PROVIDED DATA
------

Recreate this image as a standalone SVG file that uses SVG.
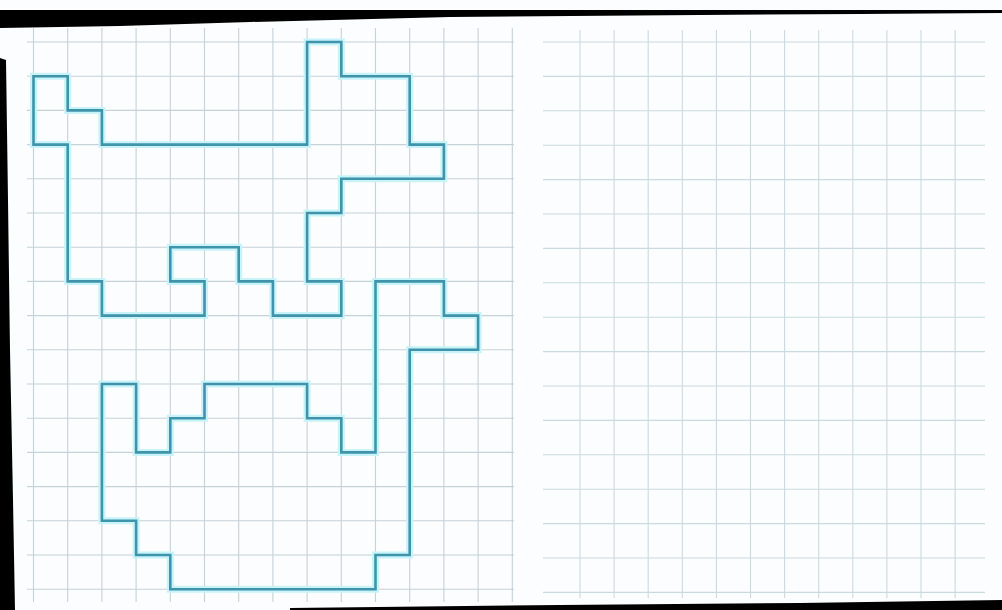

------

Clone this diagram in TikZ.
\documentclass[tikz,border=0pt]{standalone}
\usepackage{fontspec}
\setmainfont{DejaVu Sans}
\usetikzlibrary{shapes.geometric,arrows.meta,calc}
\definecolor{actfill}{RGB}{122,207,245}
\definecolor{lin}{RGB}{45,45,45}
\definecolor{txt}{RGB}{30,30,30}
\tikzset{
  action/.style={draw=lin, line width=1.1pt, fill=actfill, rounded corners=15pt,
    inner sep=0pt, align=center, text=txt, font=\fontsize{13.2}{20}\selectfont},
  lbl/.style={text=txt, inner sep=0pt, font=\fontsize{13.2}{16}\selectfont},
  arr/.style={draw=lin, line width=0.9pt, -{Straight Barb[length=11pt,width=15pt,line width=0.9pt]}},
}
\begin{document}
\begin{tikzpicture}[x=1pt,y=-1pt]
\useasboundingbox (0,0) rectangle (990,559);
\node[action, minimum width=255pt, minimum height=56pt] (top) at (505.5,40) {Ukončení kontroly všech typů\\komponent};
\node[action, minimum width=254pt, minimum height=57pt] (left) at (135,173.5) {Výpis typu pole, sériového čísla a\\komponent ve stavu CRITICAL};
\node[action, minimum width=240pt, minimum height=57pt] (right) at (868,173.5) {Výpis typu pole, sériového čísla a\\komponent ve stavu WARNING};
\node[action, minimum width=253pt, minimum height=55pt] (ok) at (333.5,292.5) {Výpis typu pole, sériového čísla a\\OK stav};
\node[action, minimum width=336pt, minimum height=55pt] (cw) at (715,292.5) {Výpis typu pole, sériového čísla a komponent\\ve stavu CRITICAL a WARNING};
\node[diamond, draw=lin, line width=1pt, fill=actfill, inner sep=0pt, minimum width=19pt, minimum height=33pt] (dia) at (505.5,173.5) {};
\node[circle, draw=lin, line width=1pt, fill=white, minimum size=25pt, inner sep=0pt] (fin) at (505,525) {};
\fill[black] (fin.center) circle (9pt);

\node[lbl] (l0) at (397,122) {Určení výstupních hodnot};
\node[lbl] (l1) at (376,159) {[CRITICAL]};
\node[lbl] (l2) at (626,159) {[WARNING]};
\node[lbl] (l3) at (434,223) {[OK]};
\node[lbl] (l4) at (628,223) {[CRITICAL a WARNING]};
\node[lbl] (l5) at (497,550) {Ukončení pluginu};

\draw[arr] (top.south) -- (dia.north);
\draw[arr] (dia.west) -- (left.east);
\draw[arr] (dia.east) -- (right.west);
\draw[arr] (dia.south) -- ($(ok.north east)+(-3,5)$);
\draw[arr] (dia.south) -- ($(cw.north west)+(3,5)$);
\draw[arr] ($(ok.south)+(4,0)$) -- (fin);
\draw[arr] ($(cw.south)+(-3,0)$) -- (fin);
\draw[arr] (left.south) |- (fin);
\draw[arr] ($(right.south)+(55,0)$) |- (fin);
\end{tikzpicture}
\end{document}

------

WRITTEN INSTRUCTION
Reproduce exactly the lines from the line with "Clone this diagram in TikZ." to the line with "(l5) at (497,550)", both end lines included.

IN RESPONSE
Clone this diagram in TikZ.
\documentclass[tikz,border=0pt]{standalone}
\usepackage{fontspec}
\setmainfont{DejaVu Sans}
\usetikzlibrary{shapes.geometric,arrows.meta,calc}
\definecolor{actfill}{RGB}{122,207,245}
\definecolor{lin}{RGB}{45,45,45}
\definecolor{txt}{RGB}{30,30,30}
\tikzset{
  action/.style={draw=lin, line width=1.1pt, fill=actfill, rounded corners=15pt,
    inner sep=0pt, align=center, text=txt, font=\fontsize{13.2}{20}\selectfont},
  lbl/.style={text=txt, inner sep=0pt, font=\fontsize{13.2}{16}\selectfont},
  arr/.style={draw=lin, line width=0.9pt, -{Straight Barb[length=11pt,width=15pt,line width=0.9pt]}},
}
\begin{document}
\begin{tikzpicture}[x=1pt,y=-1pt]
\useasboundingbox (0,0) rectangle (990,559);
\node[action, minimum width=255pt, minimum height=56pt] (top) at (505.5,40) {Ukončení kontroly všech typů\\komponent};
\node[action, minimum width=254pt, minimum height=57pt] (left) at (135,173.5) {Výpis typu pole, sériového čísla a\\komponent ve stavu CRITICAL};
\node[action, minimum width=240pt, minimum height=57pt] (right) at (868,173.5) {Výpis typu pole, sériového čísla a\\komponent ve stavu WARNING};
\node[action, minimum width=253pt, minimum height=55pt] (ok) at (333.5,292.5) {Výpis typu pole, sériového čísla a\\OK stav};
\node[action, minimum width=336pt, minimum height=55pt] (cw) at (715,292.5) {Výpis typu pole, sériového čísla a komponent\\ve stavu CRITICAL a WARNING};
\node[diamond, draw=lin, line width=1pt, fill=actfill, inner sep=0pt, minimum width=19pt, minimum height=33pt] (dia) at (505.5,173.5) {};
\node[circle, draw=lin, line width=1pt, fill=white, minimum size=25pt, inner sep=0pt] (fin) at (505,525) {};
\fill[black] (fin.center) circle (9pt);

\node[lbl] (l0) at (397,122) {Určení výstupních hodnot};
\node[lbl] (l1) at (376,159) {[CRITICAL]};
\node[lbl] (l2) at (626,159) {[WARNING]};
\node[lbl] (l3) at (434,223) {[OK]};
\node[lbl] (l4) at (628,223) {[CRITICAL a WARNING]};
\node[lbl] (l5) at (497,550) {Ukončení pluginu};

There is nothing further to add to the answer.